Und dann geschah etwas Seltsames. Während ich mich noch durch die alten Seiten kämpfte, in denen vom Bürgerkrieg in Dalekarlien berichtet wird, dem Streit des Eisernen Ringes (der Freien) gegen die despotischen Vulkinger, die vielleicht oder vielleicht auch nicht mit Billigung des Kaiserreiches handeln, das fernab der Geschehnisse unter dem Schutz der mythischen Einhornquelle besteht, beschlich mich ein eigenartiges Gefühl. Irgendwie, warum auch immer, fühlte ich mich immer wieder an "Ein Lied von Feuer und Eis" erinnert, oder an die daraus resultierende Fernsehserie "Game of Thrones".

Valar morgulis, eh? Die aufständischen Dalekarlier erkennen sich mit dem Passwort "Dolorosa Dalarna", und es gibt endlose Diskussionen über den rechten Weg der Freiheit/Regierung/wasauchimmer, auch mal unterfüttert mit Bildern von einem ewigen Winter oder so... da gibt es die wilden Sternenhauptmänner aus Carrhoene, was schon verdammt ähnlich wie die unverschämten Braavosi herüberkommt. Der Held landet zuerst irrtümlich bei den grauen Fischern von Gentebbi, die vielleicht nicht so unangenehm sind wie die Greyjoys von den Eiseninseln, aber... sagen wir mal so, sobald man dieses komische Gefühl hat, fängt man an, überall Parallelen zu sehen. "Die Einhornquelle" scheint plötzlich ein erster Versuch zu sein, soetwas wie "Game of Thrones" auf Valium zu schreiben - minus etwas Morden, Profanität und Perversion. (Was nicht heißt, dass gerade diese schätzenswerten Ingredienzien in der "Einhornquelle" gar nicht vorkommen. Nur eben nicht explizit, sondern genauso dröge wie alles andere beschrieben.)

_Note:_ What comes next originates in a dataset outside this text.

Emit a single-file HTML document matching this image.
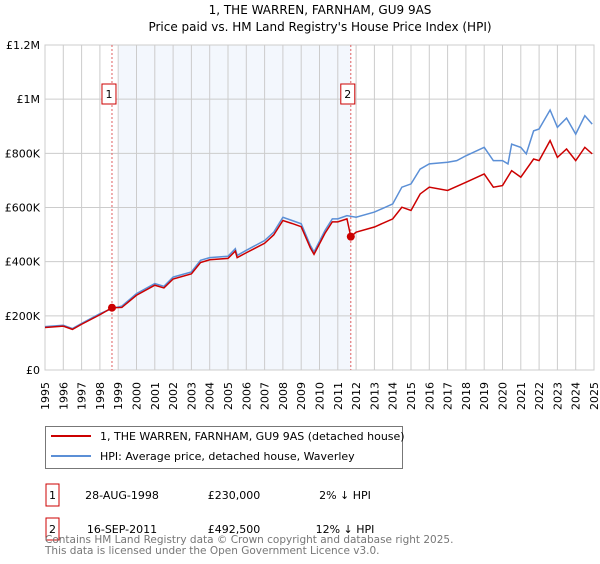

Aber, immerhin ein Klassiker, gelle? Und vielleicht hatte auch der Autor von "A Song of Ice and Fire" mal einen Nachdruck in der Hand, war elend oder fiebrig und sagte sich, das man so etwas nun auch wirklich ein bisschen lebendiger schreiben könnte. Fände ich eine durchaus angemessene Art, einem vergessenen Klassiker der Fantasyliteratur Respekt zu erweisen, den man nicht wirklich lesen mag. Vielleicht ist das auch nur eine im Fieberwahn entstandene Theorie von mir, und alles Zufall. Als alter Fan von Michael Moorcocks hexerischem Albinoprinzen Elric von Melniboiné habe ich mir nur fast die Zunge abgebissen, als ein Zauberer mit dem Namen Meliboe auftauchte.